FT : EU pushes to cut time of cross-border train trips by up to 8 hours

EU pushes to cut time of cross-border train trips by up to 8 hours
Brussels launches €345bn high-speed rail plan to compete with planes

Brussels has set out a €345bn plan to cut train times between EU cities by as much as eight hours in a bid to make the bloc’s railways competitive with planes over the next 10 years.

“If we present to the people . . . a way to go somewhere fast and safely, rest assured that citizens will definitely choose the train over any other means of transport,” EU transport commissioner Apostolos Tzitzikostas said on Wednesday.

The plan’s aim is to have major EU cities connected by a high-speed rail network with trains travelling at least at 200km/h by 2040.

Despite setting a target in 2020 to double high speed rail traffic by 2030 compared to 2015 levels, the European Commission said that progress had lagged. In 2023, high-speed rail traffic had only increased 17 per cent compared to 2015, with the majority of high-speed lines running through the EU’s biggest member states.

“Central and eastern Europe remain poorly connected. With persisting fragmentation and barriers, a truly connected European high-speed rail network is therefore still far from completion,” the commission said.

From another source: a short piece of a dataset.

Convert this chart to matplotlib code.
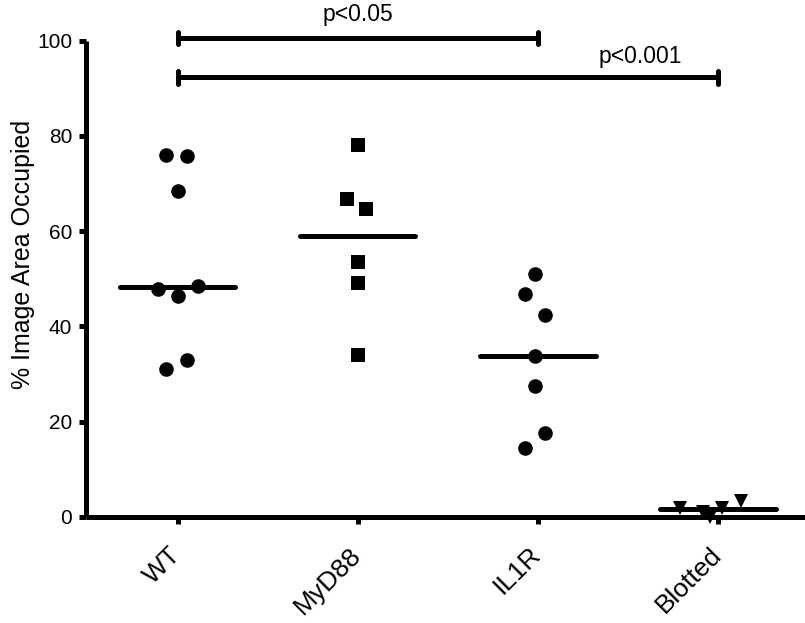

Rail groups have also hampered Brussels’ efforts to try to allow passengers to buy tickets across different services from one operator.

In response, the commission said that it would propose a law in 2026 that would force operators to share data, making it easier for passengers to buy one ticket for a journey across the bloc using multiple different trains.

CER, the rail industry body, welcomed the plan, saying it could “revolutionise the way travel distances are perceived in Europe”.

To achieve the goal for high-speed rail, the commission estimated the required investment at €345bn. It said this would come from “more strategic” use of EU funds, national financing including money from the bloc’s emissions trading system, and “credible action to attract sufficient financial investment from the private sector”.

Brussels has proposed that funding for European transport infrastructure should be doubled in the bloc’s next seven-year budget, which starts in 2028. That would bring the amount dedicated to cross-border travel to €51.5bn if it is signed off by EU member states and the European parliament.

A high-speed network reaching speeds of 250km/h or more would require investment of €546bn, the commission said.

China’s high-speed network is designed to reach speeds that are more than 100km/h faster.

EU executive vice-president for cohesion Raffaele Fitto said that the rail industry was a strategic sector for the EU in which it still had global leadership.

“Global competitors are improving fast and we cannot afford to lose another strategic industry to Asia,” he said.

However, Jon Worth, an independent European rail analyst, said that the commission’s plan “doesn’t justify the name”.

“It’s more like a wish list,” he said. “It sets aspirations for 2035 and 2040, far enough in the future to mean no one can demand anything concrete now. It talks of financing infrastructure, but doesn’t explain how that will work. It mentions more rolling stock, but lacks detail about how to get it.

“The whole thing reads like a comfort blanket for the railway industry,” he added.